§ Supplied data:
'''

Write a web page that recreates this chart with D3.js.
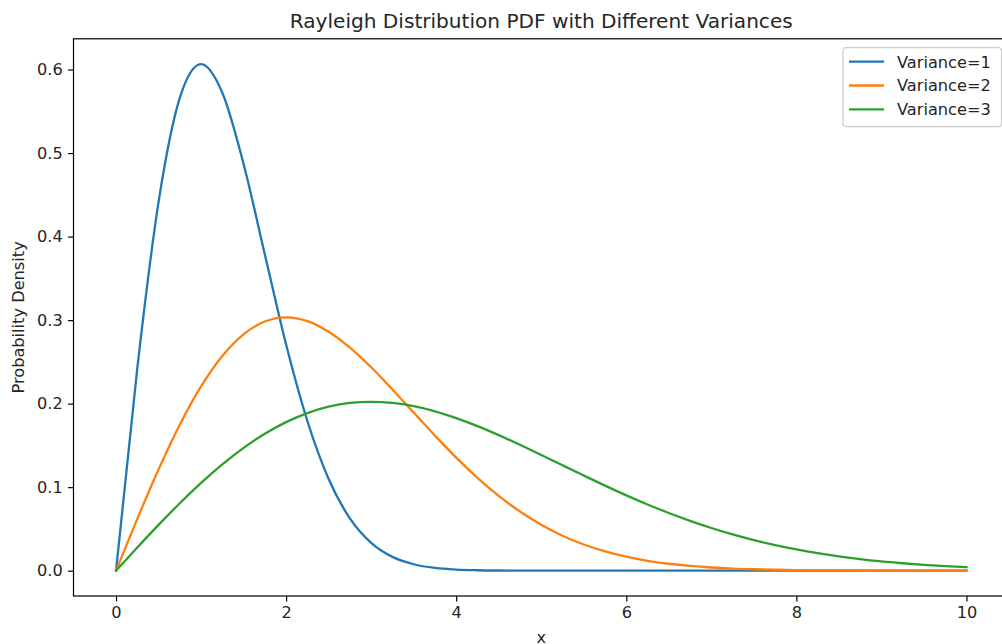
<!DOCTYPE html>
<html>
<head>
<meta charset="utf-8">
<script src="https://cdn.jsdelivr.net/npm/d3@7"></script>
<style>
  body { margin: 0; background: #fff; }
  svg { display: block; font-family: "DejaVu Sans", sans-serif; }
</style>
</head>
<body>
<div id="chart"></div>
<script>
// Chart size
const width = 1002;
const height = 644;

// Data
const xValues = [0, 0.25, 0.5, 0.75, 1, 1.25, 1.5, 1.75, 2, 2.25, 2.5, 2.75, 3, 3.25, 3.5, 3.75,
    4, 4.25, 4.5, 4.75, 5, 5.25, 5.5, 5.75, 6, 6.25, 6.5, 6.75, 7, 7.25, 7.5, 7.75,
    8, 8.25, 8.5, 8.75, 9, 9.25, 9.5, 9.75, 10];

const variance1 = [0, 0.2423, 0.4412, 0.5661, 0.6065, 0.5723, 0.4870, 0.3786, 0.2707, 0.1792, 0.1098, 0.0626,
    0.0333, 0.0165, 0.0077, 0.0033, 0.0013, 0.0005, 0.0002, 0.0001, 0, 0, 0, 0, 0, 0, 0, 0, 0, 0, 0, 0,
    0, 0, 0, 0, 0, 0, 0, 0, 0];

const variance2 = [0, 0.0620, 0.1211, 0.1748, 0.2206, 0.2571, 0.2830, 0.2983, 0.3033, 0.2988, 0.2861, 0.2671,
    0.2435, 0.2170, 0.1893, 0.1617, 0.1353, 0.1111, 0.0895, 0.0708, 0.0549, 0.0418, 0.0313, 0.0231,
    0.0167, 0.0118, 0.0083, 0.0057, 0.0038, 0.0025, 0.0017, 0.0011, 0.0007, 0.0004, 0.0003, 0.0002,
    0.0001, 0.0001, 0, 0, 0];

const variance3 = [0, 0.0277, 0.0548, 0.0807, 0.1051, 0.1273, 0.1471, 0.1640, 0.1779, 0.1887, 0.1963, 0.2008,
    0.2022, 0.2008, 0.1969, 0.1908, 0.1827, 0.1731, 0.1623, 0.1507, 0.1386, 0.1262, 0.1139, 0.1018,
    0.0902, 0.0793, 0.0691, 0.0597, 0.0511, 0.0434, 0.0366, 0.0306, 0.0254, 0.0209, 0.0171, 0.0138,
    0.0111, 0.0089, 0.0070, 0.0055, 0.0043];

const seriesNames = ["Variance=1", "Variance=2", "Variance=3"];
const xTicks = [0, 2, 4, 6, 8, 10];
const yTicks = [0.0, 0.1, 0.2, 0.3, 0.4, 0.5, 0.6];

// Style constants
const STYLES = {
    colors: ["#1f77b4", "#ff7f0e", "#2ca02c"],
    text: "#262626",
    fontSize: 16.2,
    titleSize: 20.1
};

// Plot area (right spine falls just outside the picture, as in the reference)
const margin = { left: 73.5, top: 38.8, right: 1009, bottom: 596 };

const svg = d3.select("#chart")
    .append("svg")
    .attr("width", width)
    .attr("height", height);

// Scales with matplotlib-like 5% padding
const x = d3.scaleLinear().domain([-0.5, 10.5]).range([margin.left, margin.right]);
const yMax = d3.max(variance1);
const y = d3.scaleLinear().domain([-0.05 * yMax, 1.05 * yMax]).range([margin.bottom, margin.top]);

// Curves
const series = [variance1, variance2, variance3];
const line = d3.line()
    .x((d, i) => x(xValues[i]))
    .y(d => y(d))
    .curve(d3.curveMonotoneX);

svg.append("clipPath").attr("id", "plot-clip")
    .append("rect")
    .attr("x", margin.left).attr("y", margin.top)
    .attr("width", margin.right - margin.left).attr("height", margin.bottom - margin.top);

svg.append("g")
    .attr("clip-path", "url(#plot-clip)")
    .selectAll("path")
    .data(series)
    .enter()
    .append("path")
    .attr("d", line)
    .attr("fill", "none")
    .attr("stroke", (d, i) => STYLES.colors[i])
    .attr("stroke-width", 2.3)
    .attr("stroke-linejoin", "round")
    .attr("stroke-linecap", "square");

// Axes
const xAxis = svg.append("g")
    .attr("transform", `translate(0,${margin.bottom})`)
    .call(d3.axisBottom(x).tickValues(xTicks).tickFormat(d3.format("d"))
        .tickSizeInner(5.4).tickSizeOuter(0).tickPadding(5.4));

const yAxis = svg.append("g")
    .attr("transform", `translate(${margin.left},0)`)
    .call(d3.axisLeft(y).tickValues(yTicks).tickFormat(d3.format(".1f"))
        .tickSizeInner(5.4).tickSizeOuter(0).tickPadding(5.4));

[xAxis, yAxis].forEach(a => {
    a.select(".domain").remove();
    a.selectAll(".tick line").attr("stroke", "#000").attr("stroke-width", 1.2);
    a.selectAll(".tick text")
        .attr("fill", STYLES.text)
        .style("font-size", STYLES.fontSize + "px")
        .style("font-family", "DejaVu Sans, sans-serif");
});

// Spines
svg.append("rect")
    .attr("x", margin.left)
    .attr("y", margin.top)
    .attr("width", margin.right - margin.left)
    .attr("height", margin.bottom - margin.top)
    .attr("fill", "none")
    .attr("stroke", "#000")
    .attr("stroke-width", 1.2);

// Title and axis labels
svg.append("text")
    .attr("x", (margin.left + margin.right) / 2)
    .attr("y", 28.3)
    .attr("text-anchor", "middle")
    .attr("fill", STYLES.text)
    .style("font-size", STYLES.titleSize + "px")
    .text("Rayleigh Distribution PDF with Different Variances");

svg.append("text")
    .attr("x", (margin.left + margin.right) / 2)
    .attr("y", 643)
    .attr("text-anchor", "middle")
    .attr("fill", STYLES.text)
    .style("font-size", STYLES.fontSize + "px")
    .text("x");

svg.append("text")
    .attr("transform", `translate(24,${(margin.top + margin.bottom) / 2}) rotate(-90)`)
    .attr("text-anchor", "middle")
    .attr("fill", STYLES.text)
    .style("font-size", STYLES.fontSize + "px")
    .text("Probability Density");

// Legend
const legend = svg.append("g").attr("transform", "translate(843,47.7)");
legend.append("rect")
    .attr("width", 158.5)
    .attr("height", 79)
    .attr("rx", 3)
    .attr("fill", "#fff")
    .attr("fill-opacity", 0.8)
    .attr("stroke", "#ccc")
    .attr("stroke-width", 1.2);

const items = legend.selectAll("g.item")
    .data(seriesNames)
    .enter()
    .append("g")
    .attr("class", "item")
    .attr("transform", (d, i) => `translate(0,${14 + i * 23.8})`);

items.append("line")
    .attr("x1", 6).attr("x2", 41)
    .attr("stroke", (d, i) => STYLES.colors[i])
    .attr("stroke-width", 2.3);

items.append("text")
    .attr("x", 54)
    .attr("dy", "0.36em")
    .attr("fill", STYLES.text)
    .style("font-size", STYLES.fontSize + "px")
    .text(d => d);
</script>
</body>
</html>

'''

§ What is being asked: Your task is to return the lines above, from the first one up to and including the line containing "const height = 644;", minus any pictures.

§ Task result:
Write a web page that recreates this chart with D3.js.
<!DOCTYPE html>
<html>
<head>
<meta charset="utf-8">
<script src="https://cdn.jsdelivr.net/npm/d3@7"></script>
<style>
  body { margin: 0; background: #fff; }
  svg { display: block; font-family: "DejaVu Sans", sans-serif; }
</style>
</head>
<body>
<div id="chart"></div>
<script>
// Chart size
const width = 1002;
const height = 644;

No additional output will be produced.